START Collected data
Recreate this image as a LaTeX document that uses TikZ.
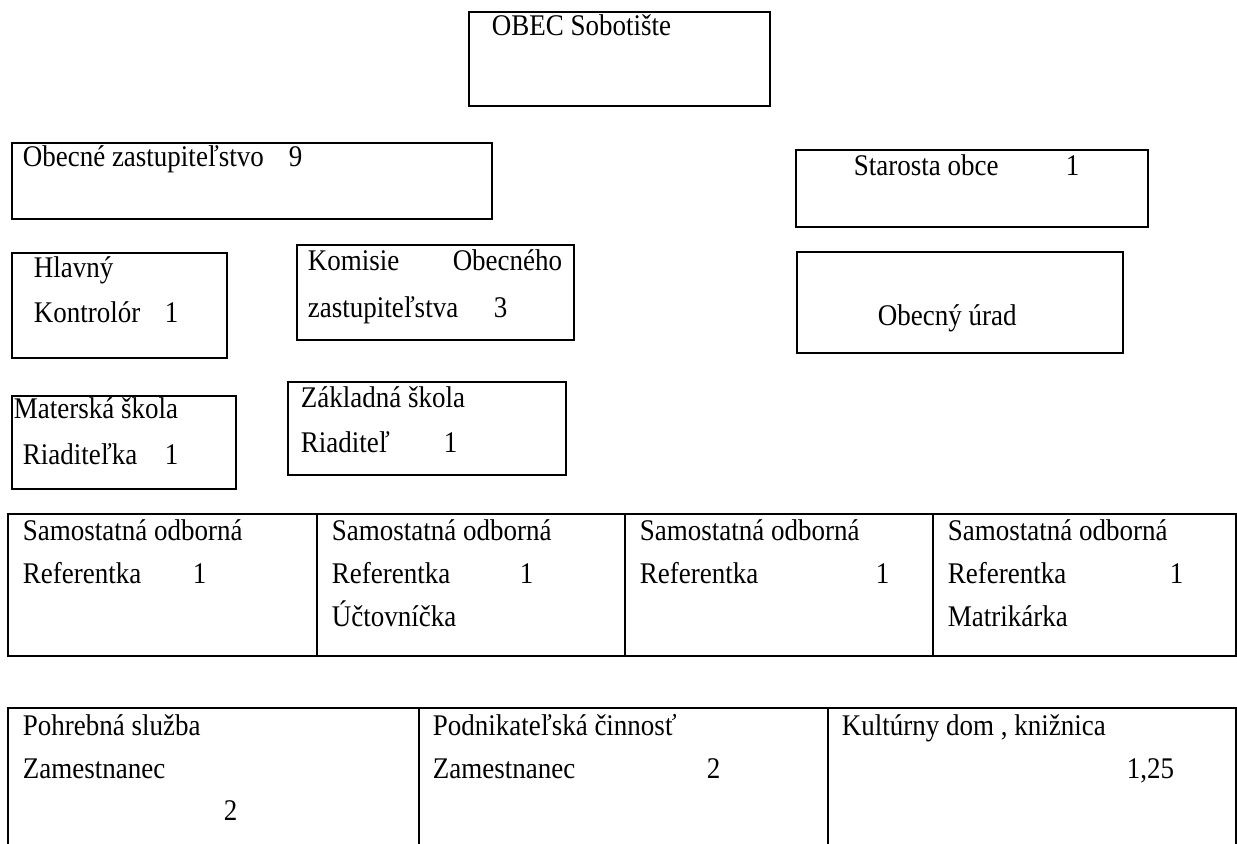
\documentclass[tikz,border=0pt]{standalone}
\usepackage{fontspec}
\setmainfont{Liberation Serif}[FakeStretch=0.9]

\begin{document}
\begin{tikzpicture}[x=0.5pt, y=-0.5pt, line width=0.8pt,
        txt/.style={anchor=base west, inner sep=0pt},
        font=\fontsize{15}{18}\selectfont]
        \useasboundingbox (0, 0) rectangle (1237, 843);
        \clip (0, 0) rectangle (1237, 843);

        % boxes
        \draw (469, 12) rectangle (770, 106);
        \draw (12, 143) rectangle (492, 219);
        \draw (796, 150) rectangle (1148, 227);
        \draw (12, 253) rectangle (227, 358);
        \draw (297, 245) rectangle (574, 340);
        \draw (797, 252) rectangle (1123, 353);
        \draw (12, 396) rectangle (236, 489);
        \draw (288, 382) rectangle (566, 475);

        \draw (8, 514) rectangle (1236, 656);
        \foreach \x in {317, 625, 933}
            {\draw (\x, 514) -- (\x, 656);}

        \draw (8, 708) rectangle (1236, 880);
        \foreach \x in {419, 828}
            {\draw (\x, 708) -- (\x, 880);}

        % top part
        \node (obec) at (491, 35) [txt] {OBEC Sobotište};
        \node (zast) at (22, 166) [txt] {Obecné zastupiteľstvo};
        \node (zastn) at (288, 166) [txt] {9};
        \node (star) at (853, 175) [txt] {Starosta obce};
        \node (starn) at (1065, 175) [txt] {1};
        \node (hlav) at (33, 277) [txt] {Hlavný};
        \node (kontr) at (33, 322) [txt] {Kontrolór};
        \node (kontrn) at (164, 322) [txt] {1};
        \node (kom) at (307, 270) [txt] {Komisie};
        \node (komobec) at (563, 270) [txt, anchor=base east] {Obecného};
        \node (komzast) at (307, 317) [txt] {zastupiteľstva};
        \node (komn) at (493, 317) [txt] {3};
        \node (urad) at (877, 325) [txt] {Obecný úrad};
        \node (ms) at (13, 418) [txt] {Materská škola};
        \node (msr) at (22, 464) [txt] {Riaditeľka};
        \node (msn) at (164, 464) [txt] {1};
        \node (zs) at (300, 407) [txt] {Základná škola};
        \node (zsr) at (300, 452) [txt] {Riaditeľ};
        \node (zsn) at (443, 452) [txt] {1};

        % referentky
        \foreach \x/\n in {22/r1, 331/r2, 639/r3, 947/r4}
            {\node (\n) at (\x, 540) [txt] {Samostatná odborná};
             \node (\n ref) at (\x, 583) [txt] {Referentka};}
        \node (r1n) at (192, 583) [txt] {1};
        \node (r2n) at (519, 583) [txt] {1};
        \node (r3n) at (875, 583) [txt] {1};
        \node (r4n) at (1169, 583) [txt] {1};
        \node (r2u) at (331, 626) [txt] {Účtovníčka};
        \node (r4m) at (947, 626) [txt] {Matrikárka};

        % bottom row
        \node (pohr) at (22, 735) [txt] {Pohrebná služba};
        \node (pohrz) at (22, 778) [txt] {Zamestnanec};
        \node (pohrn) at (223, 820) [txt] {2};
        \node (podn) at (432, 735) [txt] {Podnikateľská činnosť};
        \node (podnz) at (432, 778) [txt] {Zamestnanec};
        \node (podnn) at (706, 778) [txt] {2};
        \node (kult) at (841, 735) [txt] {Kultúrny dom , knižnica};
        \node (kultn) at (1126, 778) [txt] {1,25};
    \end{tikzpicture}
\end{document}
END Collected data
**Written exercise**
Leave out the pictures and copy the rest of the material above exactly.

**Complete response**
Recreate this image as a LaTeX document that uses TikZ.
\documentclass[tikz,border=0pt]{standalone}
\usepackage{fontspec}
\setmainfont{Liberation Serif}[FakeStretch=0.9]

\begin{document}
\begin{tikzpicture}[x=0.5pt, y=-0.5pt, line width=0.8pt,
        txt/.style={anchor=base west, inner sep=0pt},
        font=\fontsize{15}{18}\selectfont]
        \useasboundingbox (0, 0) rectangle (1237, 843);
        \clip (0, 0) rectangle (1237, 843);

        % boxes
        \draw (469, 12) rectangle (770, 106);
        \draw (12, 143) rectangle (492, 219);
        \draw (796, 150) rectangle (1148, 227);
        \draw (12, 253) rectangle (227, 358);
        \draw (297, 245) rectangle (574, 340);
        \draw (797, 252) rectangle (1123, 353);
        \draw (12, 396) rectangle (236, 489);
        \draw (288, 382) rectangle (566, 475);

        \draw (8, 514) rectangle (1236, 656);
        \foreach \x in {317, 625, 933}
            {\draw (\x, 514) -- (\x, 656);}

        \draw (8, 708) rectangle (1236, 880);
        \foreach \x in {419, 828}
            {\draw (\x, 708) -- (\x, 880);}

        % top part
        \node (obec) at (491, 35) [txt] {OBEC Sobotište};
        \node (zast) at (22, 166) [txt] {Obecné zastupiteľstvo};
        \node (zastn) at (288, 166) [txt] {9};
        \node (star) at (853, 175) [txt] {Starosta obce};
        \node (starn) at (1065, 175) [txt] {1};
        \node (hlav) at (33, 277) [txt] {Hlavný};
        \node (kontr) at (33, 322) [txt] {Kontrolór};
        \node (kontrn) at (164, 322) [txt] {1};
        \node (kom) at (307, 270) [txt] {Komisie};
        \node (komobec) at (563, 270) [txt, anchor=base east] {Obecného};
        \node (komzast) at (307, 317) [txt] {zastupiteľstva};
        \node (komn) at (493, 317) [txt] {3};
        \node (urad) at (877, 325) [txt] {Obecný úrad};
        \node (ms) at (13, 418) [txt] {Materská škola};
        \node (msr) at (22, 464) [txt] {Riaditeľka};
        \node (msn) at (164, 464) [txt] {1};
        \node (zs) at (300, 407) [txt] {Základná škola};
        \node (zsr) at (300, 452) [txt] {Riaditeľ};
        \node (zsn) at (443, 452) [txt] {1};

        % referentky
        \foreach \x/\n in {22/r1, 331/r2, 639/r3, 947/r4}
            {\node (\n) at (\x, 540) [txt] {Samostatná odborná};
             \node (\n ref) at (\x, 583) [txt] {Referentka};}
        \node (r1n) at (192, 583) [txt] {1};
        \node (r2n) at (519, 583) [txt] {1};
        \node (r3n) at (875, 583) [txt] {1};
        \node (r4n) at (1169, 583) [txt] {1};
        \node (r2u) at (331, 626) [txt] {Účtovníčka};
        \node (r4m) at (947, 626) [txt] {Matrikárka};

        % bottom row
        \node (pohr) at (22, 735) [txt] {Pohrebná služba};
        \node (pohrz) at (22, 778) [txt] {Zamestnanec};
        \node (pohrn) at (223, 820) [txt] {2};
        \node (podn) at (432, 735) [txt] {Podnikateľská činnosť};
        \node (podnz) at (432, 778) [txt] {Zamestnanec};
        \node (podnn) at (706, 778) [txt] {2};
        \node (kult) at (841, 735) [txt] {Kultúrny dom , knižnica};
        \node (kultn) at (1126, 778) [txt] {1,25};
    \end{tikzpicture}
\end{document}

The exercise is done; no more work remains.